Description:
Biology is relying more and more on mathematics. Systems biology analyzes the properties of molecular networks as they have been determined on the basis of experiments. Stoichiometric Network Analysis (SNA) starts from the biochemical fact that essentially all molecular reactions inside cells are converted by dedicated proteins (enzymes). Then, by virtue of the high homology of metabolic enzymes between species, a genome-scale stoichiometric model can be reconstructed for a particular species given its genome. With this knowledge, for instance steady-state flux distributions, the viability of organisms upon mutations, alternative flux distributions for mutants and many more aspects can be predicted with SNA. It also allows for more sophisticated mathematical analysis that touches on the limits of present-day mathematics. Some mathematical problems in current SNA are:
1. Enumeration of extreme fluxes immediately touches upon a famous open problem in computational geometry. Computational experiments have shown that even moderate size metabolic networks give rise to enormous numbers of extreme fluxes. How to condense this information?
2. The space of all steady-state fluxes can be represented in different ways. It is necessary to deepen our understanding of the relationship between (condensed representations of) extreme fluxes and extreme solutions to Flux Balance Analysis (FBA) programs.
3. It is desirable to develop a unifying framework to tie together the major geometric components of SNA: extreme fluxes/vectors, cones, (FBA) polyhedra and the aforementioned problem of enumerating polyhedral vertices.

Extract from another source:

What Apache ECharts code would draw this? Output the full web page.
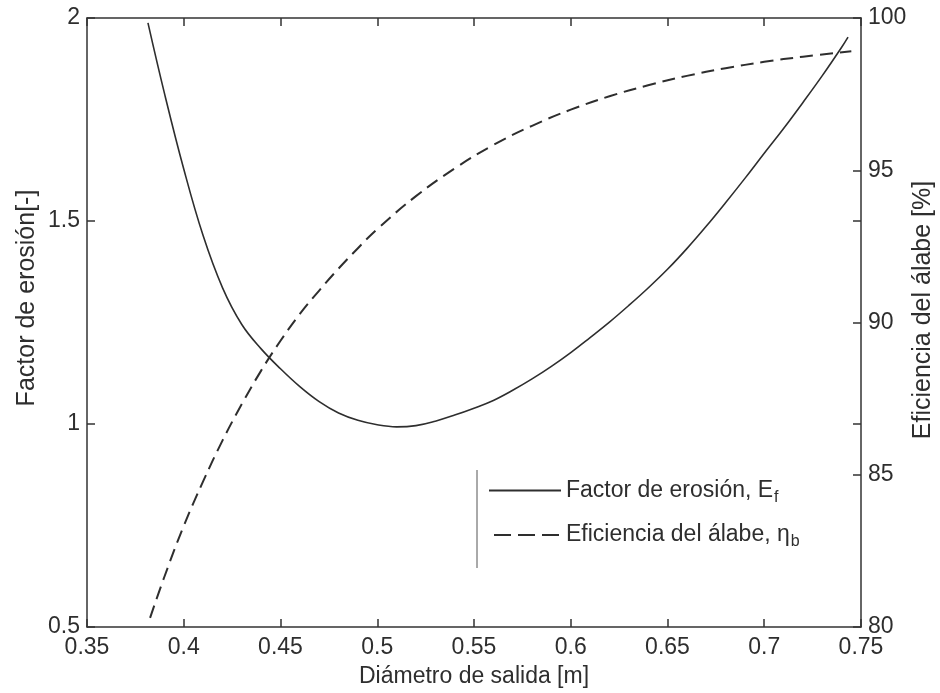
<!DOCTYPE html>
<html>
<head>
<meta charset="utf-8">
<title>Factor de erosión y eficiencia del álabe</title>
<script src="https://cdn.jsdelivr.net/npm/echarts@6/dist/echarts.min.js"></script>
<style>
  html, body { margin: 0; padding: 0; background: #ffffff; }
  #chart { width: 940px; height: 693px; }
</style>
</head>
<body>
<div id="chart"></div>
<script>
// Outlet diameter [m] and erosion factor [-]
const erosionX = [0.3815, 0.39, 0.40, 0.41, 0.42, 0.43, 0.44, 0.45, 0.46, 0.47,
                  0.48, 0.49, 0.50, 0.51, 0.52, 0.53, 0.54, 0.55, 0.56, 0.57,
                  0.58, 0.59, 0.60, 0.61, 0.62, 0.63, 0.64, 0.65, 0.66, 0.67,
                  0.68, 0.69, 0.70, 0.71, 0.72, 0.73, 0.74, 0.7433];
const erosionY = [1.988, 1.815, 1.628, 1.464, 1.336, 1.245, 1.185, 1.136, 1.092, 1.055,
                  1.027, 1.009, 0.998, 0.993, 0.996, 1.007, 1.022, 1.039, 1.058, 1.083,
                  1.111, 1.142, 1.176, 1.213, 1.251, 1.292, 1.335, 1.381, 1.432, 1.487,
                  1.545, 1.605, 1.667, 1.728, 1.792, 1.858, 1.928, 1.953];

// Outlet diameter [m] and blade efficiency [%]
const effX = [0.3826, 0.39, 0.40, 0.41, 0.42, 0.43, 0.44, 0.45, 0.46, 0.47,
              0.48, 0.49, 0.50, 0.52, 0.54, 0.56, 0.58, 0.60, 0.62, 0.64,
              0.66, 0.68, 0.70, 0.72, 0.745];
const effY = [80.30, 81.65, 83.32, 84.78, 86.12, 87.32, 88.42, 89.40, 90.28, 91.05,
              91.77, 92.44, 93.07, 94.15, 95.06, 95.83, 96.46, 96.99, 97.43, 97.79,
              98.10, 98.35, 98.56, 98.73, 98.91];

// Axis tick values
const xTicks = [0.35, 0.4, 0.45, 0.5, 0.55, 0.6, 0.65, 0.7, 0.75];
const leftTicks = [0.5, 1, 1.5, 2];
const rightTicks = [80, 85, 90, 95, 100];

const seriesNames = ['Factor de erosión, E', 'Eficiencia del álabe, η'];
const seriesSubs = ['f', 'b'];
const xName = 'Diámetro de salida [m]';
const leftName = 'Factor de erosión[-]';
const rightName = 'Eficiencia del álabe [%]';

const FONT = '"Liberation Sans", Arial, sans-serif';
const INK = '#2e2e2e';
const AXIS = { lineStyle: { color: '#333', width: 1.5 } };
const TICK_IN = { show: true, inside: true, length: 8, lineStyle: { color: '#333', width: 1.5 } };

const fmt = v => String(parseFloat(Number(v).toFixed(2)));

function pairs(xs, ys) { return xs.map((x, i) => [x, ys[i]]); }

const chart = echarts.init(document.getElementById('chart'), null, { renderer: 'canvas' });

chart.setOption({
  backgroundColor: '#ffffff',
  animation: false,
  grid: { left: 87, right: 79, top: 18, bottom: 66, containLabel: false },
  legend: {
    left: 488,
    top: 479,
    orient: 'vertical',
    padding: 0,
    itemGap: 18,
    itemWidth: 72,
    itemHeight: 14,
    data: [
      { name: seriesNames[0] },
      { name: seriesNames[1], lineStyle: { type: [17, 7], dashOffset: 19 } }
    ],
    itemStyle: { opacity: 0 },
    formatter: name => {
      const i = seriesNames.indexOf(name);
      return '{n|' + name + '}{s|' + seriesSubs[i] + '}';
    },
    textStyle: {
      color: INK,
      fontFamily: FONT,
      rich: {
        n: { fontSize: 23, fontFamily: FONT, color: INK, verticalAlign: 'middle' },
        s: { fontSize: 16, fontFamily: FONT, color: INK, padding: [14, 0, 0, 1] }
      }
    }
  },
  xAxis: [
    {
      type: 'value',
      position: 'bottom',
      min: xTicks[0],
      max: xTicks[xTicks.length - 1],
      interval: 0.05,
      name: xName,
      nameLocation: 'middle',
      nameGap: 38,
      nameTextStyle: { fontSize: 23, fontFamily: FONT, color: INK },
      axisLine: { show: true, onZero: false, ...AXIS },
      axisTick: TICK_IN,
      axisLabel: { fontSize: 23, fontFamily: FONT, color: INK, margin: 9, formatter: fmt },
      splitLine: { show: false }
    },
    {
      type: 'value',
      position: 'top',
      min: xTicks[0],
      max: xTicks[xTicks.length - 1],
      interval: 0.05,
      axisLine: { show: true, onZero: false, ...AXIS },
      axisTick: TICK_IN,
      axisLabel: { show: false },
      splitLine: { show: false }
    }
  ],
  yAxis: [
    {
      type: 'value',
      position: 'left',
      min: leftTicks[0],
      max: leftTicks[leftTicks.length - 1],
      interval: 0.5,
      axisLine: { show: true, onZero: false, ...AXIS },
      axisTick: TICK_IN,
      axisLabel: { fontSize: 23, fontFamily: FONT, color: INK, margin: 7, formatter: fmt },
      splitLine: { show: false }
    },
    {
      type: 'value',
      position: 'right',
      min: rightTicks[0],
      max: rightTicks[rightTicks.length - 1],
      interval: 5,
      axisLine: { show: true, onZero: false, ...AXIS },
      axisTick: TICK_IN,
      axisLabel: { fontSize: 23, fontFamily: FONT, color: INK, margin: 7 },
      splitLine: { show: false }
    },
    {
      // left-scale ticks mirrored on the right edge
      type: 'value',
      position: 'right',
      min: leftTicks[0],
      max: leftTicks[leftTicks.length - 1],
      interval: 0.5,
      axisLine: { show: false },
      axisTick: TICK_IN,
      axisLabel: { show: false },
      splitLine: { show: false }
    }
  ],
  series: [
    {
      name: seriesNames[0],
      type: 'line',
      xAxisIndex: 0,
      yAxisIndex: 0,
      data: pairs(erosionX, erosionY),
      smooth: 0.4,
      symbol: 'none',
      lineStyle: { color: INK, width: 1.6, type: 'solid' },
      itemStyle: { color: INK }
    },
    {
      name: seriesNames[1],
      type: 'line',
      xAxisIndex: 0,
      yAxisIndex: 1,
      data: pairs(effX, effY),
      smooth: 0.4,
      symbol: 'none',
      lineStyle: { color: INK, width: 2, type: [13, 7] },
      itemStyle: { color: INK }
    }
  ],
  graphic: [
    {
      type: 'text',
      x: 27, y: 298,
      rotation: Math.PI / 2,
      style: { text: leftName, fill: INK, fontSize: 25, fontFamily: FONT, align: 'center', verticalAlign: 'middle' }
    },
    {
      type: 'text',
      x: 923, y: 310,
      rotation: Math.PI / 2,
      style: { text: rightName, fill: INK, fontSize: 25, fontFamily: FONT, align: 'center', verticalAlign: 'middle' }
    },
    {
      // left edge of the legend frame
      type: 'line',
      shape: { x1: 477, y1: 470, x2: 477, y2: 568 },
      style: { stroke: '#555', lineWidth: 1 }
    }
  ]
});
</script>
</body>
</html>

4. Optimization in SNA often relies on linear programming. Many problems immediately yield challenging algorithmic questions, not in the least because, although being NP-hard, the typical features of the stoichiometric matrix may be exploited in the design of practically fast enough algorithms.
Thus, many of the current biological problems we would like to tackle with SNA require new useful concepts and analysis methods each firmly based on rigorous mathematics. This needs to be done preferably in close collaboration with biologists to guarantee the usefulness of the developed methods.
A first workshop in this direction was organized in Jena, Germany in 2005 (http://mpa2005.uni-jena.de/), with the name of Metabolic Pathway Analysis 2005. Therefore, to encourage establishing a tradition of meetings of experts in this field we selected the name of Metabolic Pathway Analysis 2009 for our workshop, although this workshop is meant to concentrate on a somewhat smaller scope: the methodological aspects of SNA. We would like to bring together the key scientists in the SNA field, both from the mathematical and computer science side and from the side of systems biologists who will apply SNA to real data. We will discuss the limitations of current approaches, open problems, and standards for algorithms, models and data exchange.
Aims:
In general, bring together the leaders of the field to discuss its status, standardization of tools and future directions. A main aim is to establish an official mixed consortium of researchers from Mathematics/Computer Science and researchers from Biology to work together on understanding biologic networks in all its different aspects. It would be a fantastic achievement if the workshop reports will become the basis for a proposal to the EU for enhancing the structure of such a consortium within the 7th Framework Program.